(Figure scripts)
========
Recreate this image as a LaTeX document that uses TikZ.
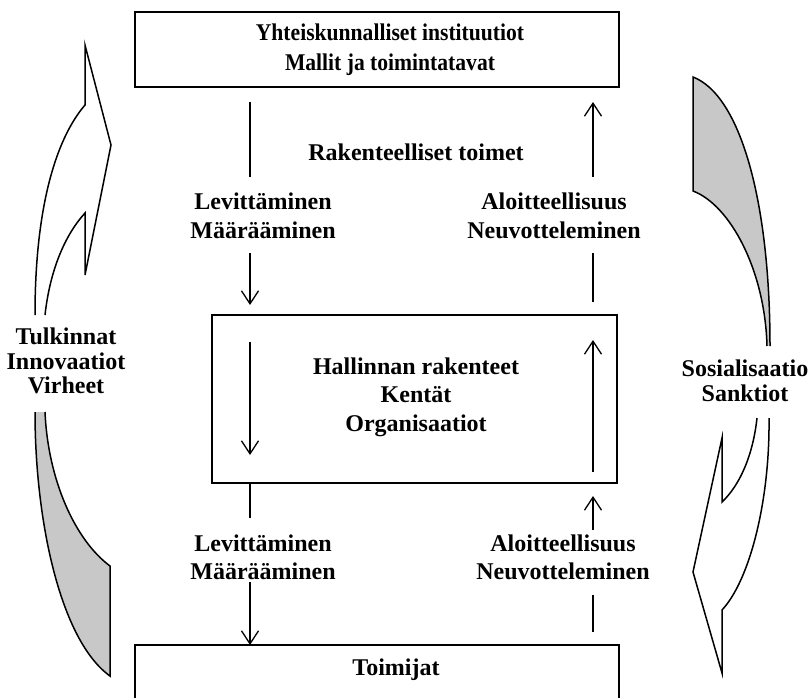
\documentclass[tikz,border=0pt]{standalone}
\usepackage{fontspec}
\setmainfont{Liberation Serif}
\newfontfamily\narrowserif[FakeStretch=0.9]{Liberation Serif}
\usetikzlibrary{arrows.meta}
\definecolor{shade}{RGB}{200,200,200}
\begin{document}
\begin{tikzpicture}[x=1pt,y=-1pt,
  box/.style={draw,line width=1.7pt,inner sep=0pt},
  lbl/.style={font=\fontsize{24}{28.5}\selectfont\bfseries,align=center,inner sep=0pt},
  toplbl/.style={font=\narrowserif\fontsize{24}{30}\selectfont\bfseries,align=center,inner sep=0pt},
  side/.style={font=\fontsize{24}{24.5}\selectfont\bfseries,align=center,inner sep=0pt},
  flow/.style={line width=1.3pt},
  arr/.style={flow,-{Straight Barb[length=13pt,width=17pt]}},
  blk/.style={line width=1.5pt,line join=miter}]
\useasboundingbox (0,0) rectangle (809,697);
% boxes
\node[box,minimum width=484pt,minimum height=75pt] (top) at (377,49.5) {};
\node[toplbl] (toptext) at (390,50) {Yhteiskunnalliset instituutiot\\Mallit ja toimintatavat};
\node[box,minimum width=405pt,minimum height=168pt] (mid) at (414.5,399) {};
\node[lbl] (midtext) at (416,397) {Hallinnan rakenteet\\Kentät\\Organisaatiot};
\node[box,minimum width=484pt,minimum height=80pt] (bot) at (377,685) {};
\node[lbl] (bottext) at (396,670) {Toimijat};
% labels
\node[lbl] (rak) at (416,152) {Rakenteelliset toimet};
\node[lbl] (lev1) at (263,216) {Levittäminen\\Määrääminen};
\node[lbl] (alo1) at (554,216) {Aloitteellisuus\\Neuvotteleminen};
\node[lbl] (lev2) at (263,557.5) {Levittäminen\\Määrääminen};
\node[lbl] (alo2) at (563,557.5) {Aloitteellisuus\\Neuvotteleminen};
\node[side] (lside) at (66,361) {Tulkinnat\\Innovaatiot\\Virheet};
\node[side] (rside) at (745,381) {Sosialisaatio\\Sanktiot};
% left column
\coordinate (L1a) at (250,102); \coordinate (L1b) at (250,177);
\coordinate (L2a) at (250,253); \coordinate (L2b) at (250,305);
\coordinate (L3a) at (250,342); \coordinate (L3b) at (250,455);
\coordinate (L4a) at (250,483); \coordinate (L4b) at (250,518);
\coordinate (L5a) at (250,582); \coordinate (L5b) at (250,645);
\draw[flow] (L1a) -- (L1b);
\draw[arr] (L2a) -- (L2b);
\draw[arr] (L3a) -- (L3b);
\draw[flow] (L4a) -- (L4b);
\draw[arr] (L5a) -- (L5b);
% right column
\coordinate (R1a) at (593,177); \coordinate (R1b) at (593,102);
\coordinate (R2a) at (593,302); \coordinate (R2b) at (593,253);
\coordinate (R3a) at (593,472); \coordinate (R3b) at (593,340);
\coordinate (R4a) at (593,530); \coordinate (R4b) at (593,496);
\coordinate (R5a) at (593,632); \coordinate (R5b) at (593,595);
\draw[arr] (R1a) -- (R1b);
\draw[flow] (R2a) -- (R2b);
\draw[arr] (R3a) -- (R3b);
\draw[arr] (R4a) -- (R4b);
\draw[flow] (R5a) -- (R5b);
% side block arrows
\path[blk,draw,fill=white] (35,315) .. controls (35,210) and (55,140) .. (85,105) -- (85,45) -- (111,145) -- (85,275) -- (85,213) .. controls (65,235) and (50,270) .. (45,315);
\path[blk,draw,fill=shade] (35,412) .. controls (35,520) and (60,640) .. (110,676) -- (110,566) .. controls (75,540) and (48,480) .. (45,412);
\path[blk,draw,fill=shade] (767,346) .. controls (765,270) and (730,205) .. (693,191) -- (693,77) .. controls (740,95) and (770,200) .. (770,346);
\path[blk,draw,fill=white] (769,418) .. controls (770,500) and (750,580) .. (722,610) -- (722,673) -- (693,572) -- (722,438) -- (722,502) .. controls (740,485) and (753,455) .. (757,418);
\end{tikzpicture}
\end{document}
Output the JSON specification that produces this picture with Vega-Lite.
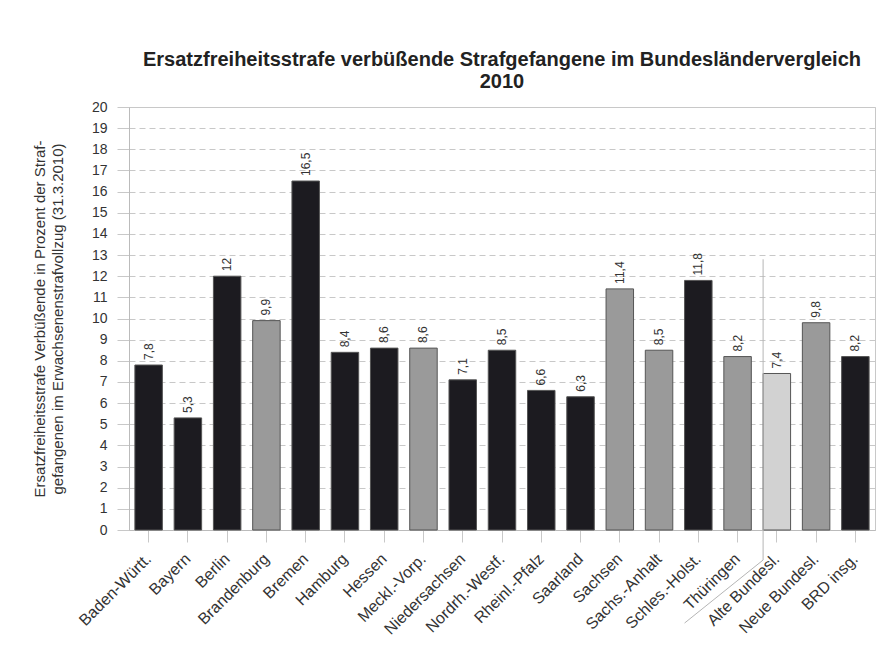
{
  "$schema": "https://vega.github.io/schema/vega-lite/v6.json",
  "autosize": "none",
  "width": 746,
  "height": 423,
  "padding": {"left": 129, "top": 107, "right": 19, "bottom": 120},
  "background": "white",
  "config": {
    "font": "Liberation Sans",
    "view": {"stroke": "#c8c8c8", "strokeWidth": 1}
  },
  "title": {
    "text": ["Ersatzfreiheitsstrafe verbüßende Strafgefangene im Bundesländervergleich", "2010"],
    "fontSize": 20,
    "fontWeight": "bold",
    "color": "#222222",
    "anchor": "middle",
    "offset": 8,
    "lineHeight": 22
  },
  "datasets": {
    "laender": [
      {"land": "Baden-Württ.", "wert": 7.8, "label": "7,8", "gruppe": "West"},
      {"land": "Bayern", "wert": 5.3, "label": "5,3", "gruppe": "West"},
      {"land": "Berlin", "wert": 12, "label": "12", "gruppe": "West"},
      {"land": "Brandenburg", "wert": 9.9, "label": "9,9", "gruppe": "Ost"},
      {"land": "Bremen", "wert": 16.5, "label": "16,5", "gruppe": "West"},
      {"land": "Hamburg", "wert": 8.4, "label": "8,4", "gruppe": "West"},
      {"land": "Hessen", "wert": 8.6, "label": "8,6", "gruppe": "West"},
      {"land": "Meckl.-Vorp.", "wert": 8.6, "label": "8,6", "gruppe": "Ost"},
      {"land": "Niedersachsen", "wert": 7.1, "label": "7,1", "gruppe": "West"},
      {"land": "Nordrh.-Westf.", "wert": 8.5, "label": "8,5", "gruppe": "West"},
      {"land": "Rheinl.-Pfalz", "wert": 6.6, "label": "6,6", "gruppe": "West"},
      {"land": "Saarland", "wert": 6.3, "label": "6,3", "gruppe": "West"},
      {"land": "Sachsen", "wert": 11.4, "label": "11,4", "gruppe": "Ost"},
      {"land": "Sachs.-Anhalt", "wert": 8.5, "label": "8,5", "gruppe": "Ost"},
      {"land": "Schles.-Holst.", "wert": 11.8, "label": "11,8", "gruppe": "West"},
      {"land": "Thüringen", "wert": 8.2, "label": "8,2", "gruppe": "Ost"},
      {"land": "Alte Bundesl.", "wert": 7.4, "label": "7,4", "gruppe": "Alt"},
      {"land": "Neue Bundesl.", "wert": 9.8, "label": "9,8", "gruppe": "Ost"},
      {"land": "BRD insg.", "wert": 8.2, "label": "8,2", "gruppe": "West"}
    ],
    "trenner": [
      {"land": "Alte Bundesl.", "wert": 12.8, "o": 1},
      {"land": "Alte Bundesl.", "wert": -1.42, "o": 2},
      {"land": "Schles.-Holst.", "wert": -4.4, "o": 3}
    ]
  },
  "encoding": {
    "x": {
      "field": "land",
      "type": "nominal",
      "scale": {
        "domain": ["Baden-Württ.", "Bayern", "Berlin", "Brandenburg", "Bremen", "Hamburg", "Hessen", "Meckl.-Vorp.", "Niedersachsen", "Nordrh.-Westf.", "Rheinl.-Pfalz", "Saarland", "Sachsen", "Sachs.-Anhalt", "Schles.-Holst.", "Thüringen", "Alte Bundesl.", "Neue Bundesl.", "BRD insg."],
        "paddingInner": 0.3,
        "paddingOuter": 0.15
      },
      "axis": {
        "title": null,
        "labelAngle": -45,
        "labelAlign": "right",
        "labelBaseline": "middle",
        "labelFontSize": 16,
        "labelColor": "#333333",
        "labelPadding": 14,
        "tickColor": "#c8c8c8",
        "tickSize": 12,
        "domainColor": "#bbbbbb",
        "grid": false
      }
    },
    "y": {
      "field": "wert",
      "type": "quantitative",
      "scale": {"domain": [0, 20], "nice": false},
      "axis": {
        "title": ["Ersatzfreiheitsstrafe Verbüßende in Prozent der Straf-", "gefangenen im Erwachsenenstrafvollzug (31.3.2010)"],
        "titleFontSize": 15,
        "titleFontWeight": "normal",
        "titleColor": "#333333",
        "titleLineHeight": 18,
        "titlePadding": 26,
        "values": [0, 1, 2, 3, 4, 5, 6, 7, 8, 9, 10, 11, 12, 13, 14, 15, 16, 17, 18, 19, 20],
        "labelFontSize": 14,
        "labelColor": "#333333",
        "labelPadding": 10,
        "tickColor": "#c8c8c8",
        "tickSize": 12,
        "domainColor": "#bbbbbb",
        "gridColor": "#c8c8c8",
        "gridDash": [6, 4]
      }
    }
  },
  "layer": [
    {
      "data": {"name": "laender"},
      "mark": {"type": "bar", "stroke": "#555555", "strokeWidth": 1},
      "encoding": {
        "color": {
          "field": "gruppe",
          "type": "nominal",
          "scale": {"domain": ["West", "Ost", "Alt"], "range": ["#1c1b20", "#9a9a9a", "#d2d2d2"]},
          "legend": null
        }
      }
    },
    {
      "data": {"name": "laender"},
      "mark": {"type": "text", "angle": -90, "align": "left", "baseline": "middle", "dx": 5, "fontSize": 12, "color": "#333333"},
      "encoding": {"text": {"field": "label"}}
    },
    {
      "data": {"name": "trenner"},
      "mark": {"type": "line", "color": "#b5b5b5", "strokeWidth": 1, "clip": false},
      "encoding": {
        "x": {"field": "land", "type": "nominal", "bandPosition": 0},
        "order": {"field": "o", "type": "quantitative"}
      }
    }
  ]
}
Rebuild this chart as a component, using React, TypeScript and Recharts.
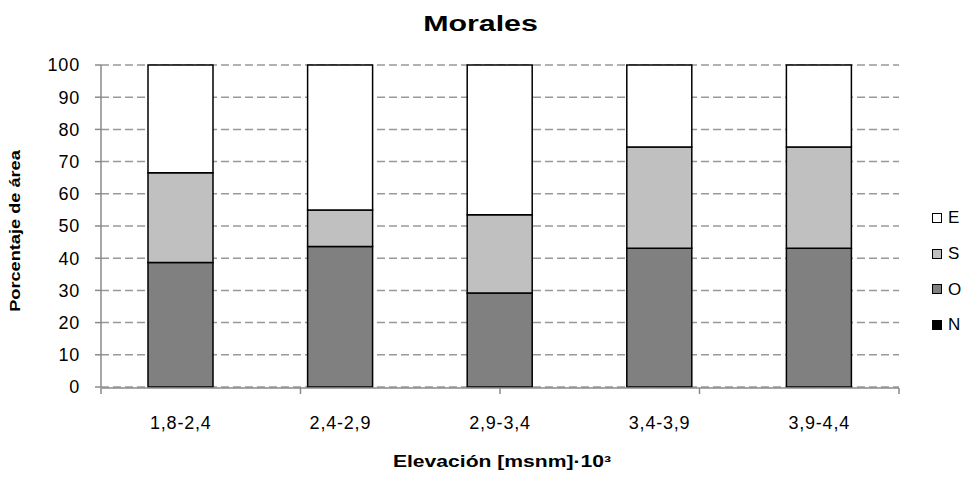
========
Goal
Go through the listing above and pull out each line containing the word "this".

Output below
Recreate this image as a LaTeX document that uses TikZ.
Output the JSON specification that produces this picture with Vega-Lite.
Rebuild this chart as a component, using React, TypeScript and Recharts.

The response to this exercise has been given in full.